José Guilherme Merquior (1941-1991), um dos maiores intelectuais de seu tempo, talvez não tivesse publicado uma linha não fosse sua mulher, Hilda, ao seu lado.
É essa a avaliação de amigos do casal sobre a mulher que viveu por organizar a vida e o pensamento do ensaísta e embaixador brasileiro. “Acredito que não tenha um dia na vida de minha mãe que ela não tenha pensado no meu pai”, diz a filha do casal, Julia.
O encontro ocorreu numa sala de aula.
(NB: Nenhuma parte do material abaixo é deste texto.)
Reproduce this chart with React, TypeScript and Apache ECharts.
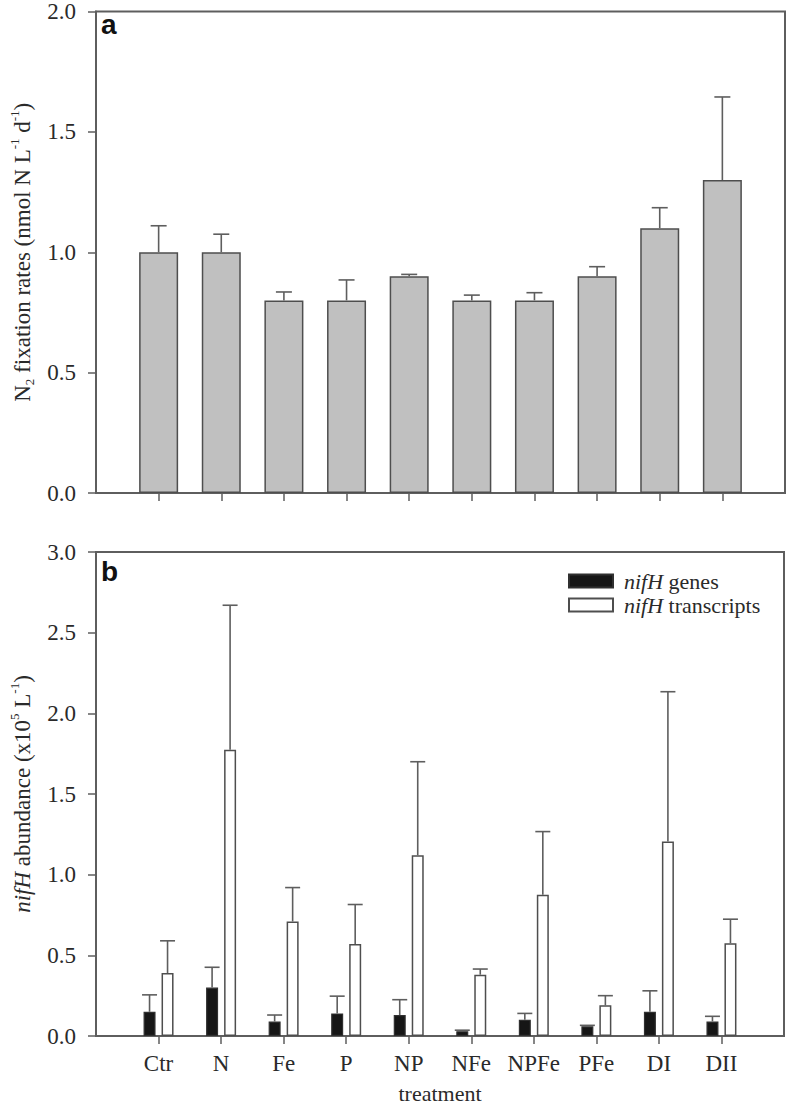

Aos 17, mudou-se para um colégio novo e ao seu lado se sentou José Guilherme. “Brincavam que ali sentou e nunca mais se levantou”, diz Julia.
Carlos Drummond de Andrade lhes enviou um poema como presente de casamento, poucos anos depois: “Hilda e Guilherme (José), que o poema/ —projeto claro de vocês dois,/ seja perfeito em timbre, fonema,/ na prima estrofe e sempre depois”.
José Guilherme tornou-se diplomata e juntos moraram na França, Alemanha, México, Inglaterra e Uruguai, conta Julia.
Foi Hilda quem datilografou os mais de 20 livros que o marido escreveu à mão. Era também ela quem batia o martelo sobre as finanças da família.
Estudou inglês, francês e alemão e aprendeu italiano e espanhol sozinha. “Falava alemão melhor que o Zé Guilherme”, diz José Mario Pereira, amigo do casal.
Hilda traduziu e publicou artigo do filósofo húngaro György Lukács sobre os escritores Goethe e Schiller. Também aproximou-se de intelectuais que se correspondiam com o marido, como Claude Lévi-Strauss e Arnaldo Momigliano, diz Pereira.
Amante de música clássica, tinha gavetas cheias de folhetos de concertos assistidos, com anotações sobre a performance dos músicos.
Sofreu o primeiro grande baque quando José Guilherme morreu precocemente, aos 49, vítima de um câncer. Hilda voltou ao Brasil, de Paris, e comprou uma casa no Rio. Passava as manhãs caminhando pelo Jardim Botânico. O segundo revés foi quando seu filho, Pedro, morreu num acidente de trânsito, em 2004.
Em estágio avançado de Alzheimer, morreu na última segunda-feira (3). Deixa a filha, Julia, e três netas.